Is Gold Oversold?

Is Gold Oversold?

Pessimism on gold is so extreme that sometimes even bears worry it might be overdone. Contrarians see today's bearishness as a bullish sign. Once almost everyone who used to be a bull becomes a bear, gold has nowhere left to go but up. Its the same thing that happened in 2008. As negative sentiment peaked, gold begun a rally that took it from $800 an ounce to more than $1,800.

By Peter Coy
May 20, 2013
Business Week

Pessimism on gold is so extreme that sometimes even the bears worry it might be overdone. Today the price jumped a little more than 1 percent after news hit the wires that was perceived to be bullish: Moody’s Investors Service reported that U.S. policymakers must do something about the government debt to avoid a rating downgrade this year.

Contrarians see today’s bearishness as a bullish sign, reasoning that once almost everyone who used to be a bull has become a bear, gold has nowhere left to go but up. That’s why they’re called contrarians. It’s also what happened in November 2008, says Dave Lutz, a precious-metals analyst at Stifel, Nicolaus in Baltimore. As negative sentiment peaked, gold began a rally that took it from $800 an ounce to more than $1,800.

As of May 14, futures investors were the most bearish they’ve been since 2008, according to data released late last week by the Commodity Futures Trading Commission, the government agency that oversees the market. Noncommercial interests, such as hedge funds and mutual funds, held just nine long futures contracts for every five short futures contracts on the Commodity Exchange in New York last week, the CFTC said. Their net long position of about 84,000 contracts was down from more than 200,000 last fall. In November 2008, the long position got as low as 64,000 contracts (each of which represents 100 ounces of gold).

In ordinary times, the vast majority of noncommercial interests are “long” gold, meaning they benefit from a price rise. Commercial interests such as gold miners, meanwhile, are net “short,” to hedge their risk; if they receive less for the gold they pull out of the ground, they can offset the losses by gains in the futures market. For the futures market as a whole, the number of long contracts exactly equals the number of short contracts.

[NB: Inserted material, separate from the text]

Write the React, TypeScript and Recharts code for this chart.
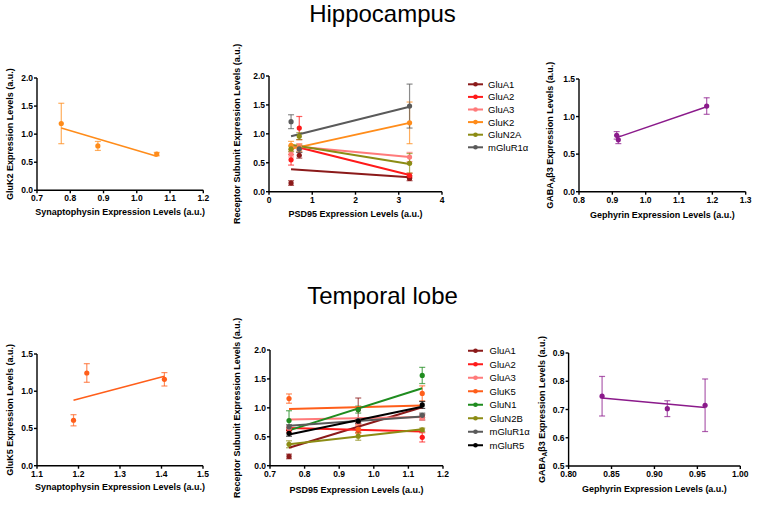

Billionaire George Soros sold gold holdings last quarter, and Goldman Sachs predicted more declines after the longest slump for gold in four years, Bloomberg reported today. It quoted John Stephenson, a senior vice president and fund manager at First Asset Investment Management in Toronto, who said, “It’s had a 12-year run, but the whole fear-mongering that the world is going to end is just not working. So I think that any last vestige of an investment thesis for gold has been stripped.”

Gold’s jump occurred today after Bloomberg reported the Moody’s statement at noon Eastern time, causing bears who are short gold to reduce their exposure to losses from further price gains, according to Lutz. “It’s a very crowded, nervous short,” he says. “If I ran a fund, I’d be a contrarian.”